SOYOÐUL: Kongrede en büyük eleştiriyi Zeybek'e yaptınız, nedenini kısmen yazdınız da ama burada da dinlemek isterim…
SERDAROÐLU: Namık Kemal Zeybek beyin eşi, Fethullah Gülen beyin önemli müridlerinden biri. Kendisi zaten geçen sene Fethullah Bey'i ziyaret edip ardından Radikal'de birkaç yazı yazmıştı. Bundan 1.5-2 ay önce de tekrar gidip icazet almış ondan. Cemaatin maddi imkanları ve basın gücüyle korkunç yoğun bir baskı delegeler üzerinde. Hayatımda böyle bir baskı görmedim ben. Dayanamadık. Benle beraber 139 kişi dayanabildi bu işe. Ama hiç değilse en azından mesaj verilmiş oldu, bazı şeyler söylenmiş oldu, tarihe/kayda düşülmüş oldu. Bunları söyleyebilmek için aday oldum işte. Tabii ki gönlüm kazanmak isterdi, mesajlarımı o zaman bütün Türkiye'ye daha rahat duyurmuş olacaktım.Ama kısmet olmadı. 30 yıldır siyasetin içindeyim. Bu iş böyle, ya kazanıyorsun ya kaybediyorsun, beraberlik yok bu işte. Bu sebeple yani düşüncelerimi söyleyebilmek, bu partiyi, merkez sağdaki bir partiyi Atatürkçü çizgide, laik cumhuriyeti savunabilecek bir çizgide tutabilmek gayesiyle aday oldum, şimdi bu çizgiden saptı. Zaten kongre salonu belliydi ama bir de ne zaman Namık Kemal Zeybek çıktı, konuşmaya besmeleyle başladı… Bu siyasi partiler kanununa göre suçtur. Herkes inancını istediği gibi yaşar ama bunu siyasete yansıtamazsın. Yansıttığın zaman senin AKP'den veya Saadet Partisi'nden bir farkın kalmaz.

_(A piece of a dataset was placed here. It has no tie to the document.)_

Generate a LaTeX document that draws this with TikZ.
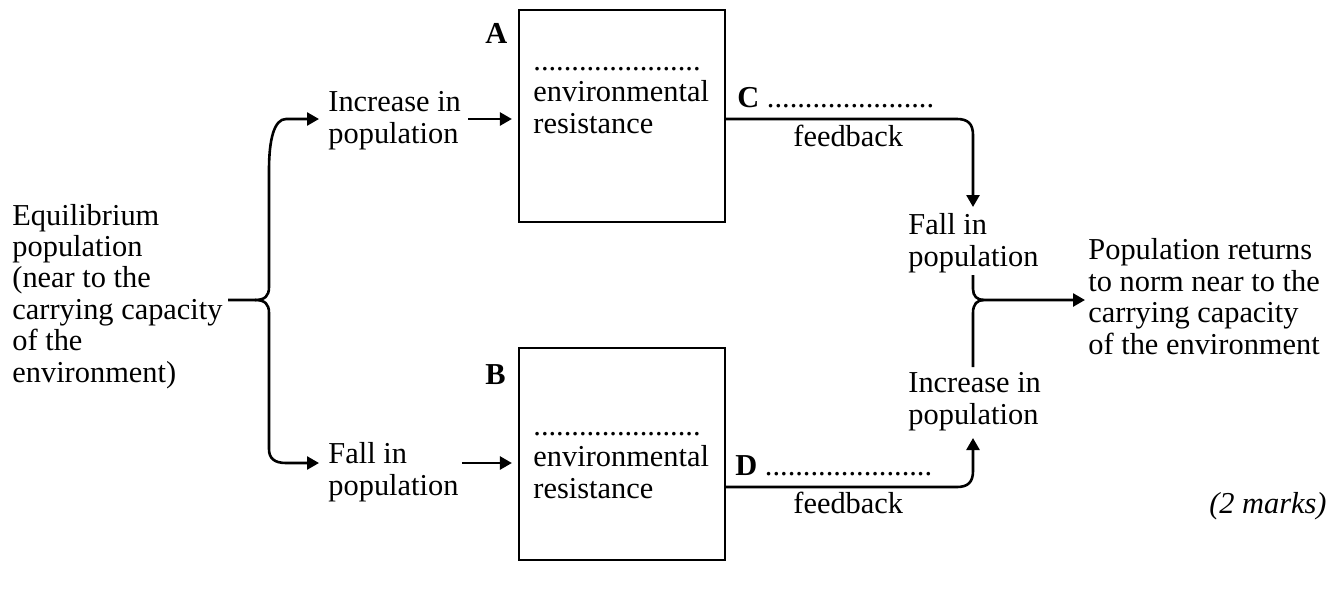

SOYOÐUL: Demokrat Parti'nin 2007'de aldığı oylar yüzde 5.5 civarında. Cindoruk bu döneme kadar partiyi niye toparlayamadı? Hatta sanki daha da aza indirdi gibi… Hatası neydi size göre?
SERDAROÐLU: Sayın Cindoruk maalesef beklendiği kadar, pek başarılı olamadı. Bir defa iki partinin birleşmesi sağlıklı yapılamadı. Şeklen birleştiler ama birleşmeyi aşağılara teşkilatlara hiç yansıtamadılar. Şeklen birleştiler ama ruhen birleşme gerçekleşmedi. Çok zor bir olay tabii ama bu başarılabilirdi. Siyasette doğruları siz yüksek sesle ve insanların yüzüne karşı söylerseniz, size bir an için kırılabilirler ama o doğruyu gördükten sonra size kırılmazlar ve o doğru olanı beraberce yaparsınız. Herkese 'sen haklısın, sen haklısın, sen de haklısın' derseniz, herkesi birden kaybedersiniz. Hüsamettin Bey çok zarif bir insan, bu yüzden… Bir de particilik büyük enerji isteyen bir iş. Hüsamettin Bey de 80 yaşına yaklaştı, çok zor bir şey, gece gündüz koşmak lazım bu işe. Ayrıca, iki parti de kökleri olan bir parti, Doğru Yol da Anavatan da. O köklerden iyilikleri de alıyorsun ama affedersin, ne kadar pislik varsa da alıyorsun. Siyasi anlamda pislik diyorum, kötülük anlamında değil. Hizipleri alıyorsun, klikleri de önceki kavgaları da taşıyorsun; bunları bir araya getirmek çok zor, yapamadı Hüsamettin Bey. Yapamadığı için bu zaten böyle oldu.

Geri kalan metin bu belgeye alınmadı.